GIVEN INFORMATION:
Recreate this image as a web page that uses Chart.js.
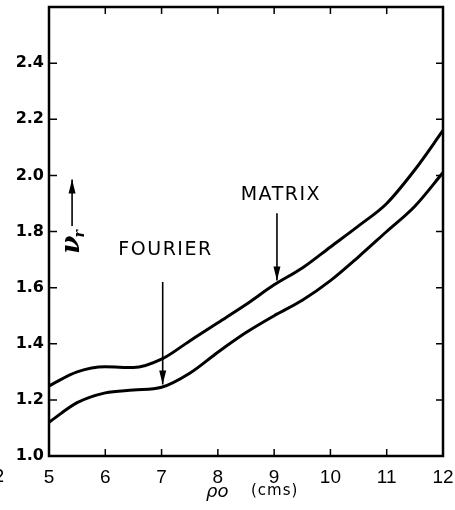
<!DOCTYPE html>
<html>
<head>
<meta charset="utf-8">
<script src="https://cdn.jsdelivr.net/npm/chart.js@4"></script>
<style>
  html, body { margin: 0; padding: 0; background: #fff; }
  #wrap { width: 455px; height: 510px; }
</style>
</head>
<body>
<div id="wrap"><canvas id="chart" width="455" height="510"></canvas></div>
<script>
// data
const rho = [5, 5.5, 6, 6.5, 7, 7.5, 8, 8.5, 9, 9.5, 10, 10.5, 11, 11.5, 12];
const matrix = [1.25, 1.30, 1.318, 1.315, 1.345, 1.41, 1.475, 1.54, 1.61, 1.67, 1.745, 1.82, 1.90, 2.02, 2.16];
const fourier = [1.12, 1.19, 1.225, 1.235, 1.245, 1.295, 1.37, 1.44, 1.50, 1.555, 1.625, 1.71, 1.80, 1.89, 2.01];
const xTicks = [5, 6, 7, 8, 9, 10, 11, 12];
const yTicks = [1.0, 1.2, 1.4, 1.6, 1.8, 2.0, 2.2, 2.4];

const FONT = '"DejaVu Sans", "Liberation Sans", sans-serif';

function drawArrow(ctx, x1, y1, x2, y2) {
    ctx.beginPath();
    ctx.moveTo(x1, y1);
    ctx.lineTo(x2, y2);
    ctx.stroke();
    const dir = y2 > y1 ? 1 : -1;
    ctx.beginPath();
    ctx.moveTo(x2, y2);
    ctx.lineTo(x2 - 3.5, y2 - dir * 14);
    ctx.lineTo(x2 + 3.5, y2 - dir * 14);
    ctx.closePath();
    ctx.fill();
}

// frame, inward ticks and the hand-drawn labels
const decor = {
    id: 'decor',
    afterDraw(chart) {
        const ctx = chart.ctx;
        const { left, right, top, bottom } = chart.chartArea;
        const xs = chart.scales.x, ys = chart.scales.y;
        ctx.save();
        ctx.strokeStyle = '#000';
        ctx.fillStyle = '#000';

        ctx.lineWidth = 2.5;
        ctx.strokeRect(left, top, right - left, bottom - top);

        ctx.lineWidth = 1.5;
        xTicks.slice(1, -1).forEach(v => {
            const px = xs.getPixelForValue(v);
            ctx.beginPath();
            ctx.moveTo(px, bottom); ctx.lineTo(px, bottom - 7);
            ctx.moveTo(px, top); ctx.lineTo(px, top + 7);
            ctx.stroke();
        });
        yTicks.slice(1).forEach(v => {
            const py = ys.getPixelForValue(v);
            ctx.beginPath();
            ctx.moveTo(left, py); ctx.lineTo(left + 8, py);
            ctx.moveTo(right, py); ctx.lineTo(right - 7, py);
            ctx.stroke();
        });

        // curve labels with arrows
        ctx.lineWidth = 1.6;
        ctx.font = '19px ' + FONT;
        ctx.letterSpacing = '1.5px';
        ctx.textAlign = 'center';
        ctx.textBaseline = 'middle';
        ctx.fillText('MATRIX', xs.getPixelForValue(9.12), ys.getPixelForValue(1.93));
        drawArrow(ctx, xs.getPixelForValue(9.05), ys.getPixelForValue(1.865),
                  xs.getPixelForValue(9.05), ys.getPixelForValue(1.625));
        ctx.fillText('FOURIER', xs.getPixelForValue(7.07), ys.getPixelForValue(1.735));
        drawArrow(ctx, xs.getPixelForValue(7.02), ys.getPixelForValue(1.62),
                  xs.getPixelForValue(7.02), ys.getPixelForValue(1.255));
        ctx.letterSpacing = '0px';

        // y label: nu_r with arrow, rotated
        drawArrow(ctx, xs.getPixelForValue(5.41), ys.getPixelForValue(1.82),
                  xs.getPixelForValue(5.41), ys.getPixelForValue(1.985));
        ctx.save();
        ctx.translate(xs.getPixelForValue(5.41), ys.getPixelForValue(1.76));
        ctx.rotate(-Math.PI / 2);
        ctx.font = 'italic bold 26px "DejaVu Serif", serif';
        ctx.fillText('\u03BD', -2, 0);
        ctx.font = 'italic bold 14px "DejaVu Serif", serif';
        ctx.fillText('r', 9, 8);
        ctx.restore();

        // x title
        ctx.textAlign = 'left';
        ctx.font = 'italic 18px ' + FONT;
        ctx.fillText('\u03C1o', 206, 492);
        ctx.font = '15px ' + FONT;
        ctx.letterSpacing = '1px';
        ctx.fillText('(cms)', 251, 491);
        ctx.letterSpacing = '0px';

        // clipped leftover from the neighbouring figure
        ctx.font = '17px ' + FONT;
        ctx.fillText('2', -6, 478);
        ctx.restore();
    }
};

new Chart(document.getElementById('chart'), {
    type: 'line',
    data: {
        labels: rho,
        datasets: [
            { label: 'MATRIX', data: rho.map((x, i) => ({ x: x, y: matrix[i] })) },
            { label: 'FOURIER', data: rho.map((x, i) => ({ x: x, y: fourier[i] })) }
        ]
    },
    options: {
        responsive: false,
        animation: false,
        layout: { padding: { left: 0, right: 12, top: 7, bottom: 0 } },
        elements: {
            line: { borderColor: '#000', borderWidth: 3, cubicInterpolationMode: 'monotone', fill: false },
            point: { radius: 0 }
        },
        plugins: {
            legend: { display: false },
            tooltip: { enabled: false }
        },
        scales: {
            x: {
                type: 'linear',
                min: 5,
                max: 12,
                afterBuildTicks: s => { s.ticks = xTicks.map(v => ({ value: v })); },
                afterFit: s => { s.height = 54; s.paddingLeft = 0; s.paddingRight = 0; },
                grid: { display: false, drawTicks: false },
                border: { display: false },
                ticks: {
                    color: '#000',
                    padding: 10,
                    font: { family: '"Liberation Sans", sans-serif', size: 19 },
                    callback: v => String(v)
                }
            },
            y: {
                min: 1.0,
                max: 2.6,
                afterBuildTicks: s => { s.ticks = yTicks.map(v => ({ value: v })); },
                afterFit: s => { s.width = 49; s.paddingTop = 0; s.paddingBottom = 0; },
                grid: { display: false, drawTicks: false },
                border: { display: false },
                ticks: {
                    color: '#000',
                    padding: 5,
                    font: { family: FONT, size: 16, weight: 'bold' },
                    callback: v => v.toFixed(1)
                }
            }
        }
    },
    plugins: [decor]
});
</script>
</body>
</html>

EXERCISE DETAILS: Repeat the data exactly, dropping every picture it holds.

ANSWER IN FULL:
Recreate this image as a web page that uses Chart.js.
<!DOCTYPE html>
<html>
<head>
<meta charset="utf-8">
<script src="https://cdn.jsdelivr.net/npm/chart.js@4"></script>
<style>
  html, body { margin: 0; padding: 0; background: #fff; }
  #wrap { width: 455px; height: 510px; }
</style>
</head>
<body>
<div id="wrap"><canvas id="chart" width="455" height="510"></canvas></div>
<script>
// data
const rho = [5, 5.5, 6, 6.5, 7, 7.5, 8, 8.5, 9, 9.5, 10, 10.5, 11, 11.5, 12];
const matrix = [1.25, 1.30, 1.318, 1.315, 1.345, 1.41, 1.475, 1.54, 1.61, 1.67, 1.745, 1.82, 1.90, 2.02, 2.16];
const fourier = [1.12, 1.19, 1.225, 1.235, 1.245, 1.295, 1.37, 1.44, 1.50, 1.555, 1.625, 1.71, 1.80, 1.89, 2.01];
const xTicks = [5, 6, 7, 8, 9, 10, 11, 12];
const yTicks = [1.0, 1.2, 1.4, 1.6, 1.8, 2.0, 2.2, 2.4];

const FONT = '"DejaVu Sans", "Liberation Sans", sans-serif';

function drawArrow(ctx, x1, y1, x2, y2) {
    ctx.beginPath();
    ctx.moveTo(x1, y1);
    ctx.lineTo(x2, y2);
    ctx.stroke();
    const dir = y2 > y1 ? 1 : -1;
    ctx.beginPath();
    ctx.moveTo(x2, y2);
    ctx.lineTo(x2 - 3.5, y2 - dir * 14);
    ctx.lineTo(x2 + 3.5, y2 - dir * 14);
    ctx.closePath();
    ctx.fill();
}

// frame, inward ticks and the hand-drawn labels
const decor = {
    id: 'decor',
    afterDraw(chart) {
        const ctx = chart.ctx;
        const { left, right, top, bottom } = chart.chartArea;
        const xs = chart.scales.x, ys = chart.scales.y;
        ctx.save();
        ctx.strokeStyle = '#000';
        ctx.fillStyle = '#000';

        ctx.lineWidth = 2.5;
        ctx.strokeRect(left, top, right - left, bottom - top);

        ctx.lineWidth = 1.5;
        xTicks.slice(1, -1).forEach(v => {
            const px = xs.getPixelForValue(v);
            ctx.beginPath();
            ctx.moveTo(px, bottom); ctx.lineTo(px, bottom - 7);
            ctx.moveTo(px, top); ctx.lineTo(px, top + 7);
            ctx.stroke();
        });
        yTicks.slice(1).forEach(v => {
            const py = ys.getPixelForValue(v);
            ctx.beginPath();
            ctx.moveTo(left, py); ctx.lineTo(left + 8, py);
            ctx.moveTo(right, py); ctx.lineTo(right - 7, py);
            ctx.stroke();
        });

        // curve labels with arrows
        ctx.lineWidth = 1.6;
        ctx.font = '19px ' + FONT;
        ctx.letterSpacing = '1.5px';
        ctx.textAlign = 'center';
        ctx.textBaseline = 'middle';
        ctx.fillText('MATRIX', xs.getPixelForValue(9.12), ys.getPixelForValue(1.93));
        drawArrow(ctx, xs.getPixelForValue(9.05), ys.getPixelForValue(1.865),
                  xs.getPixelForValue(9.05), ys.getPixelForValue(1.625));
        ctx.fillText('FOURIER', xs.getPixelForValue(7.07), ys.getPixelForValue(1.735));
        drawArrow(ctx, xs.getPixelForValue(7.02), ys.getPixelForValue(1.62),
                  xs.getPixelForValue(7.02), ys.getPixelForValue(1.255));
        ctx.letterSpacing = '0px';

        // y label: nu_r with arrow, rotated
        drawArrow(ctx, xs.getPixelForValue(5.41), ys.getPixelForValue(1.82),
                  xs.getPixelForValue(5.41), ys.getPixelForValue(1.985));
        ctx.save();
        ctx.translate(xs.getPixelForValue(5.41), ys.getPixelForValue(1.76));
        ctx.rotate(-Math.PI / 2);
        ctx.font = 'italic bold 26px "DejaVu Serif", serif';
        ctx.fillText('\u03BD', -2, 0);
        ctx.font = 'italic bold 14px "DejaVu Serif", serif';
        ctx.fillText('r', 9, 8);
        ctx.restore();

        // x title
        ctx.textAlign = 'left';
        ctx.font = 'italic 18px ' + FONT;
        ctx.fillText('\u03C1o', 206, 492);
        ctx.font = '15px ' + FONT;
        ctx.letterSpacing = '1px';
        ctx.fillText('(cms)', 251, 491);
        ctx.letterSpacing = '0px';

        // clipped leftover from the neighbouring figure
        ctx.font = '17px ' + FONT;
        ctx.fillText('2', -6, 478);
        ctx.restore();
    }
};

new Chart(document.getElementById('chart'), {
    type: 'line',
    data: {
        labels: rho,
        datasets: [
            { label: 'MATRIX', data: rho.map((x, i) => ({ x: x, y: matrix[i] })) },
            { label: 'FOURIER', data: rho.map((x, i) => ({ x: x, y: fourier[i] })) }
        ]
    },
    options: {
        responsive: false,
        animation: false,
        layout: { padding: { left: 0, right: 12, top: 7, bottom: 0 } },
        elements: {
            line: { borderColor: '#000', borderWidth: 3, cubicInterpolationMode: 'monotone', fill: false },
            point: { radius: 0 }
        },
        plugins: {
            legend: { display: false },
            tooltip: { enabled: false }
        },
        scales: {
            x: {
                type: 'linear',
                min: 5,
                max: 12,
                afterBuildTicks: s => { s.ticks = xTicks.map(v => ({ value: v })); },
                afterFit: s => { s.height = 54; s.paddingLeft = 0; s.paddingRight = 0; },
                grid: { display: false, drawTicks: false },
                border: { display: false },
                ticks: {
                    color: '#000',
                    padding: 10,
                    font: { family: '"Liberation Sans", sans-serif', size: 19 },
                    callback: v => String(v)
                }
            },
            y: {
                min: 1.0,
                max: 2.6,
                afterBuildTicks: s => { s.ticks = yTicks.map(v => ({ value: v })); },
                afterFit: s => { s.width = 49; s.paddingTop = 0; s.paddingBottom = 0; },
                grid: { display: false, drawTicks: false },
                border: { display: false },
                ticks: {
                    color: '#000',
                    padding: 5,
                    font: { family: FONT, size: 16, weight: 'bold' },
                    callback: v => v.toFixed(1)
                }
            }
        }
    },
    plugins: [decor]
});
</script>
</body>
</html>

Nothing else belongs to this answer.